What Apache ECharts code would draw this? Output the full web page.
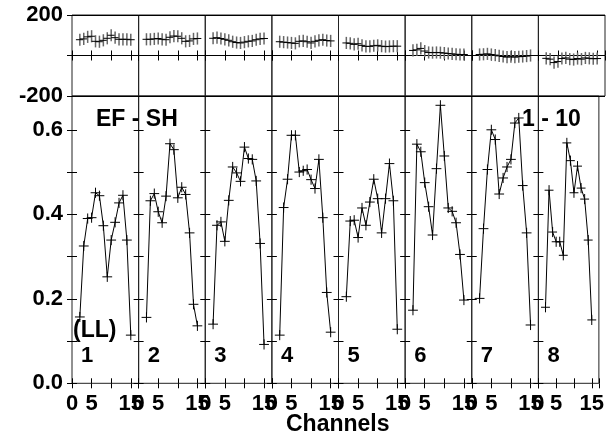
<!DOCTYPE html>
<html>
<head>
<meta charset="utf-8">
<script src="https://cdn.jsdelivr.net/npm/echarts@6/dist/echarts.min.js"></script>
<style>
html,body{margin:0;padding:0;background:#fff;}
#chart{width:607px;height:437px;}
</style>
</head>
<body>
<div id="chart"></div>
<script>
// ---- data ----
const channels = [2,3,4,5,6,7,8,9,10,11,12,13,14,15];
const panelLabels = ['1','2','3','4','5','6','7','8'];
const xTickLabels = [0,5,15];
const ratioTickLabels = [0.0,0.2,0.4,0.6];
const phaseTickLabels = [-200,200];

const ratio1 = [0.157,0.325,0.390,0.392,0.451,0.444,0.373,0.252,0.339,0.381,0.427,0.445,0.339,0.114];
const ratio2 = [0.156,0.432,0.449,0.406,0.380,0.443,0.567,0.553,0.439,0.464,0.447,0.356,0.187,0.136];
const ratio3 = [0.140,0.374,0.382,0.336,0.433,0.512,0.498,0.478,0.559,0.532,0.530,0.479,0.331,0.092];
const ratio4 = [0.114,0.416,0.483,0.587,0.587,0.500,0.503,0.506,0.482,0.461,0.530,0.392,0.215,0.121];
const ratio5 = [0.205,0.384,0.386,0.345,0.415,0.374,0.429,0.483,0.437,0.356,0.437,0.520,0.432,0.128];
const ratio6 = [0.173,0.566,0.548,0.475,0.418,0.351,0.508,0.658,0.538,0.415,0.407,0.380,0.305,0.197];
const ratio7 = [0.201,0.366,0.506,0.600,0.577,0.448,0.486,0.512,0.530,0.616,0.628,0.468,0.356,0.138];
const ratio8 = [0.180,0.457,0.358,0.335,0.335,0.303,0.569,0.527,0.451,0.514,0.462,0.436,0.339,0.150];
const ratioErr = 0.012;

const phase1 = [78,82,92,95,70,68,75,85,100,88,80,80,80,78];
const phase2 = [80,80,82,84,80,78,90,96,95,85,70,72,82,84];
const phase3 = [85,88,84,80,75,68,64,62,66,70,72,78,82,84];
const phase4 = [68,66,64,62,60,70,72,68,62,70,75,78,74,72];
const phase5 = [62,60,55,58,50,45,45,48,50,46,44,45,46,46];
const phase6 = [25,28,35,22,15,14,15,14,12,10,8,6,5,5];
const phase7 = [5,6,8,5,2,-2,-5,-8,-6,-8,-6,-5,-3,0];
const phase8 = [-14,-18,-35,-30,-15,-12,-18,-20,-15,-18,-12,-14,-16,-15];
const phaseErr = 30;

const ratios = [ratio1,ratio2,ratio3,ratio4,ratio5,ratio6,ratio7,ratio8];
const phases = [phase1,phase2,phase3,phase4,phase5,phase6,phase7,phase8];

// ---- layout ----
const L = 72, PW = 533/8, TOP_Y = 15, TOP_H = 81, BOT_Y = 96, BOT_H = 287.3;
const FONT = '"Liberation Sans", Arial, sans-serif';
const HX = 1.25;

const grids = [], xAxes = [], yAxes = [], series = [], graphics = [];

function tickStyle(){ return {show:true, inside:true, length:5, lineStyle:{color:'#000', width:1}}; }

function plusRender(hx, ey, vColor, vWidth){
  return function(params, api){
    const x = api.value(0), y = api.value(1);
    const l = api.coord([x-hx, y]), r = api.coord([x+hx, y]);
    const t = api.coord([x, y+ey]), b = api.coord([x, y-ey]);
    return {type:'group', children:[
      {type:'line', shape:{x1:t[0],y1:t[1],x2:b[0],y2:b[1]}, style:{stroke:vColor, lineWidth:vWidth}},
      {type:'line', shape:{x1:l[0],y1:l[1],x2:r[0],y2:r[1]}, style:{stroke:'#000', lineWidth:1}}
    ]};
  };
}

for (let i=0;i<8;i++){
  const left = L + i*PW;
  grids.push({left:left, top:TOP_Y, width:PW, height:TOP_H, show:true, borderColor:'#222', borderWidth:1, containLabel:false});
  grids.push({left:left, top:BOT_Y, width:PW, height:BOT_H, show:true, borderColor:'#222', borderWidth:1, containLabel:false});
  const gT = 2*i, gB = 2*i+1;
  ['bottom','top'].forEach(pos=>{
    xAxes.push({gridIndex:gT, type:'value', min:0, max:17, interval:5, position:pos,
      axisLine:{show:false}, axisTick:tickStyle(), axisLabel:{show:false}, splitLine:{show:false}});
  });
  ['bottom','top'].forEach(pos=>{
    xAxes.push({gridIndex:gB, type:'value', min:0, max:17, interval:5, position:pos,
      axisLine:{show:false}, axisTick:tickStyle(),
      axisLabel:{show: pos==='bottom', margin:10, color:'#000', fontSize:22, fontWeight:'bold', fontFamily:FONT,
        formatter: v => xTickLabels.includes(v) ? String(v) : ''},
      splitLine:{show:false}});
  });
  ['left','right'].forEach(pos=>{
    yAxes.push({gridIndex:gT, type:'value', min:-200, max:200, interval:200, position:pos,
      axisLine:{show:false}, axisTick:tickStyle(),
      axisLabel:{show: (i===0 && pos==='left'), margin:9, color:'#000', fontSize:22, fontWeight:'bold', fontFamily:FONT,
        formatter: v => phaseTickLabels.includes(v) ? String(v) : ''},
      splitLine:{show: pos==='left', lineStyle:{color:'#000', width:1}}});
  });
  ['left','right'].forEach(pos=>{
    yAxes.push({gridIndex:gB, type:'value', min:0, max:0.68, interval:0.1, position:pos,
      axisLine:{show:false}, axisTick:tickStyle(),
      axisLabel:{show: (i===0 && pos==='left'), margin:9, color:'#000', fontSize:22, fontWeight:'bold', fontFamily:FONT,
        formatter: v => ratioTickLabels.some(t => Math.abs(t-v)<1e-6) ? v.toFixed(1) : ''},
      splitLine:{show:false}});
  });
  const xT = 4*i, xB = 4*i+2, yT = 4*i, yB = 4*i+2;
  const rData = channels.map((c,k)=>[c, ratios[i][k]]);
  const pData = channels.map((c,k)=>[c, phases[i][k]]);
  series.push({type:'line', xAxisIndex:xB, yAxisIndex:yB, data:rData, showSymbol:false, symbol:'none',
    lineStyle:{color:'#000', width:1}, silent:true, animation:false});
  series.push({type:'custom', xAxisIndex:xB, yAxisIndex:yB, data:rData,
    renderItem: plusRender(HX, ratioErr, '#000', 1), animation:false, silent:true});
  series.push({type:'custom', xAxisIndex:xT, yAxisIndex:yT, data:pData,
    renderItem: plusRender(1.0, phaseErr, '#666', 1.5), animation:false, silent:true});
  graphics.push({type:'text', left:left+9, top:345, style:{text:panelLabels[i], fill:'#000', font:'bold 22px '+FONT}});
}

graphics.push({type:'text', left:96, top:108, style:{text:'EF - SH', fill:'#000', font:'bold 23px '+FONT}});
graphics.push({type:'text', left:522, top:108, style:{text:'1 - 10', fill:'#000', font:'bold 23px '+FONT}});
graphics.push({type:'text', left:73, top:319, style:{text:'(LL)', fill:'#000', font:'bold 23px '+FONT}});
graphics.push({type:'text', left:286, top:413, style:{text:'Channels', fill:'#000', font:'bold 23px '+FONT}});

const chart = echarts.init(document.getElementById('chart'), null, {renderer:'canvas'});
chart.setOption({
  animation:false,
  backgroundColor:'#fff',
  grid:grids, xAxis:xAxes, yAxis:yAxes, series:series, graphic:graphics
});
</script>
</body>
</html>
· · ·
Short task:
Write the lines above out again exactly, without any of their pictures.

Answer to this problem:
What Apache ECharts code would draw this? Output the full web page.
<!DOCTYPE html>
<html>
<head>
<meta charset="utf-8">
<script src="https://cdn.jsdelivr.net/npm/echarts@6/dist/echarts.min.js"></script>
<style>
html,body{margin:0;padding:0;background:#fff;}
#chart{width:607px;height:437px;}
</style>
</head>
<body>
<div id="chart"></div>
<script>
// ---- data ----
const channels = [2,3,4,5,6,7,8,9,10,11,12,13,14,15];
const panelLabels = ['1','2','3','4','5','6','7','8'];
const xTickLabels = [0,5,15];
const ratioTickLabels = [0.0,0.2,0.4,0.6];
const phaseTickLabels = [-200,200];

const ratio1 = [0.157,0.325,0.390,0.392,0.451,0.444,0.373,0.252,0.339,0.381,0.427,0.445,0.339,0.114];
const ratio2 = [0.156,0.432,0.449,0.406,0.380,0.443,0.567,0.553,0.439,0.464,0.447,0.356,0.187,0.136];
const ratio3 = [0.140,0.374,0.382,0.336,0.433,0.512,0.498,0.478,0.559,0.532,0.530,0.479,0.331,0.092];
const ratio4 = [0.114,0.416,0.483,0.587,0.587,0.500,0.503,0.506,0.482,0.461,0.530,0.392,0.215,0.121];
const ratio5 = [0.205,0.384,0.386,0.345,0.415,0.374,0.429,0.483,0.437,0.356,0.437,0.520,0.432,0.128];
const ratio6 = [0.173,0.566,0.548,0.475,0.418,0.351,0.508,0.658,0.538,0.415,0.407,0.380,0.305,0.197];
const ratio7 = [0.201,0.366,0.506,0.600,0.577,0.448,0.486,0.512,0.530,0.616,0.628,0.468,0.356,0.138];
const ratio8 = [0.180,0.457,0.358,0.335,0.335,0.303,0.569,0.527,0.451,0.514,0.462,0.436,0.339,0.150];
const ratioErr = 0.012;

const phase1 = [78,82,92,95,70,68,75,85,100,88,80,80,80,78];
const phase2 = [80,80,82,84,80,78,90,96,95,85,70,72,82,84];
const phase3 = [85,88,84,80,75,68,64,62,66,70,72,78,82,84];
const phase4 = [68,66,64,62,60,70,72,68,62,70,75,78,74,72];
const phase5 = [62,60,55,58,50,45,45,48,50,46,44,45,46,46];
const phase6 = [25,28,35,22,15,14,15,14,12,10,8,6,5,5];
const phase7 = [5,6,8,5,2,-2,-5,-8,-6,-8,-6,-5,-3,0];
const phase8 = [-14,-18,-35,-30,-15,-12,-18,-20,-15,-18,-12,-14,-16,-15];
const phaseErr = 30;

const ratios = [ratio1,ratio2,ratio3,ratio4,ratio5,ratio6,ratio7,ratio8];
const phases = [phase1,phase2,phase3,phase4,phase5,phase6,phase7,phase8];

// ---- layout ----
const L = 72, PW = 533/8, TOP_Y = 15, TOP_H = 81, BOT_Y = 96, BOT_H = 287.3;
const FONT = '"Liberation Sans", Arial, sans-serif';
const HX = 1.25;

const grids = [], xAxes = [], yAxes = [], series = [], graphics = [];

function tickStyle(){ return {show:true, inside:true, length:5, lineStyle:{color:'#000', width:1}}; }

function plusRender(hx, ey, vColor, vWidth){
  return function(params, api){
    const x = api.value(0), y = api.value(1);
    const l = api.coord([x-hx, y]), r = api.coord([x+hx, y]);
    const t = api.coord([x, y+ey]), b = api.coord([x, y-ey]);
    return {type:'group', children:[
      {type:'line', shape:{x1:t[0],y1:t[1],x2:b[0],y2:b[1]}, style:{stroke:vColor, lineWidth:vWidth}},
      {type:'line', shape:{x1:l[0],y1:l[1],x2:r[0],y2:r[1]}, style:{stroke:'#000', lineWidth:1}}
    ]};
  };
}

for (let i=0;i<8;i++){
  const left = L + i*PW;
  grids.push({left:left, top:TOP_Y, width:PW, height:TOP_H, show:true, borderColor:'#222', borderWidth:1, containLabel:false});
  grids.push({left:left, top:BOT_Y, width:PW, height:BOT_H, show:true, borderColor:'#222', borderWidth:1, containLabel:false});
  const gT = 2*i, gB = 2*i+1;
  ['bottom','top'].forEach(pos=>{
    xAxes.push({gridIndex:gT, type:'value', min:0, max:17, interval:5, position:pos,
      axisLine:{show:false}, axisTick:tickStyle(), axisLabel:{show:false}, splitLine:{show:false}});
  });
  ['bottom','top'].forEach(pos=>{
    xAxes.push({gridIndex:gB, type:'value', min:0, max:17, interval:5, position:pos,
      axisLine:{show:false}, axisTick:tickStyle(),
      axisLabel:{show: pos==='bottom', margin:10, color:'#000', fontSize:22, fontWeight:'bold', fontFamily:FONT,
        formatter: v => xTickLabels.includes(v) ? String(v) : ''},
      splitLine:{show:false}});
  });
  ['left','right'].forEach(pos=>{
    yAxes.push({gridIndex:gT, type:'value', min:-200, max:200, interval:200, position:pos,
      axisLine:{show:false}, axisTick:tickStyle(),
      axisLabel:{show: (i===0 && pos==='left'), margin:9, color:'#000', fontSize:22, fontWeight:'bold', fontFamily:FONT,
        formatter: v => phaseTickLabels.includes(v) ? String(v) : ''},
      splitLine:{show: pos==='left', lineStyle:{color:'#000', width:1}}});
  });
  ['left','right'].forEach(pos=>{
    yAxes.push({gridIndex:gB, type:'value', min:0, max:0.68, interval:0.1, position:pos,
      axisLine:{show:false}, axisTick:tickStyle(),
      axisLabel:{show: (i===0 && pos==='left'), margin:9, color:'#000', fontSize:22, fontWeight:'bold', fontFamily:FONT,
        formatter: v => ratioTickLabels.some(t => Math.abs(t-v)<1e-6) ? v.toFixed(1) : ''},
      splitLine:{show:false}});
  });
  const xT = 4*i, xB = 4*i+2, yT = 4*i, yB = 4*i+2;
  const rData = channels.map((c,k)=>[c, ratios[i][k]]);
  const pData = channels.map((c,k)=>[c, phases[i][k]]);
  series.push({type:'line', xAxisIndex:xB, yAxisIndex:yB, data:rData, showSymbol:false, symbol:'none',
    lineStyle:{color:'#000', width:1}, silent:true, animation:false});
  series.push({type:'custom', xAxisIndex:xB, yAxisIndex:yB, data:rData,
    renderItem: plusRender(HX, ratioErr, '#000', 1), animation:false, silent:true});
  series.push({type:'custom', xAxisIndex:xT, yAxisIndex:yT, data:pData,
    renderItem: plusRender(1.0, phaseErr, '#666', 1.5), animation:false, silent:true});
  graphics.push({type:'text', left:left+9, top:345, style:{text:panelLabels[i], fill:'#000', font:'bold 22px '+FONT}});
}

graphics.push({type:'text', left:96, top:108, style:{text:'EF - SH', fill:'#000', font:'bold 23px '+FONT}});
graphics.push({type:'text', left:522, top:108, style:{text:'1 - 10', fill:'#000', font:'bold 23px '+FONT}});
graphics.push({type:'text', left:73, top:319, style:{text:'(LL)', fill:'#000', font:'bold 23px '+FONT}});
graphics.push({type:'text', left:286, top:413, style:{text:'Channels', fill:'#000', font:'bold 23px '+FONT}});

const chart = echarts.init(document.getElementById('chart'), null, {renderer:'canvas'});
chart.setOption({
  animation:false,
  backgroundColor:'#fff',
  grid:grids, xAxis:xAxes, yAxis:yAxes, series:series, graphic:graphics
});
</script>
</body>
</html>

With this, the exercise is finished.